Der Abgesang auf die Niederlassung im Neckarpark ist in der Stadtverwaltung kein Geheimnis. Im Rathaus fragt man sich inzwischen allerdings, warum 2008 der Verkauf von 60 000 Quadratmeter Sportflächen vor Museum und Niederlassung an Daimler durch den Gemeinderat gepeitscht werden musste, wenn nun Stillstand herrscht. Der Konzern zahlte für die Grundstücke 15,9 Millionen Euro und wird für die Erschließung des erweiterten Campus über eine Straße zwischen dem Stadion Festwiese und der Rückseite des zentralen Stadion-Parkhauses 2,35 Millionen Euro überweisen.

Sportvereine freuen sich über weitere Nutzungsmöglichkeit

Zum Ärger der Grünen im Gemeinderat musste mit einem Großteil des Geldes, 9,4 Millionen Euro, den von Daimler verdrängten Sportvereinen hinter dem Stadion eine neue Heimat geschaffen werden. Dort entstanden zwei Fußballplätze, Parkplätze und ein Clubhaus.
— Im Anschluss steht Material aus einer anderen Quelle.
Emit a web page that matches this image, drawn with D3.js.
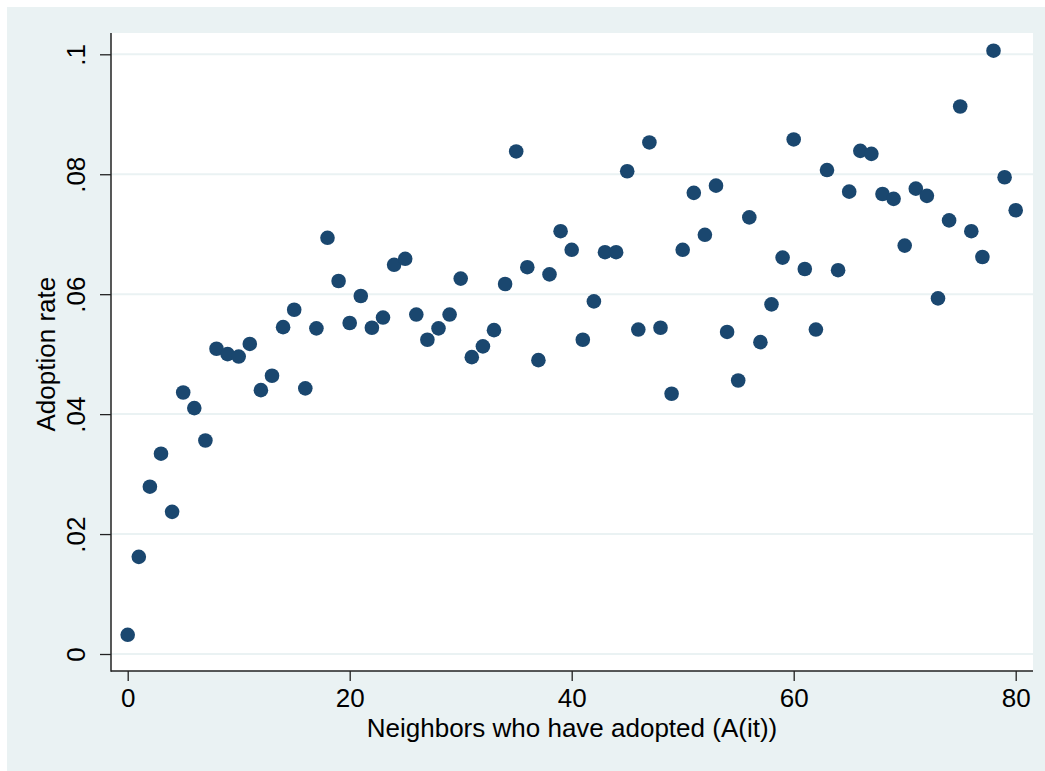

Das war für den Sport aber kein voller Verlustausgleich. Günther Kuhnigk, Leiter des städtischen Amts für Sport und Bewegung, ist daher froh, die verkauften Sportflächen bisher von Daimler „in einer fairen Übereinkunft“ für den Sport zurückmieten zu können. Zwei kaputte Kunstrasenplätze vor der Niederlassung nimmt das Amt nun aus der Anmietung, weil ihr Zustand erbärmlich ist. „Wir haben kein Problem, wenn sich die Entscheidung für die Mercedes-Welt verzögert“, sagt Kuhnigk. Manche großen Pläne haben sich bei Daimler in Luft aufgelöst. Das ehemalige Vorstands-Hochhaus im Werk Untertürkheim steht seit sieben Jahren leer. Für den Ersatzbau hatte es einen Architektenwettbewerb gegeben. Zwei siegreiche Büros erhielten nach Jahren eine knappe, aber endgültige Absage.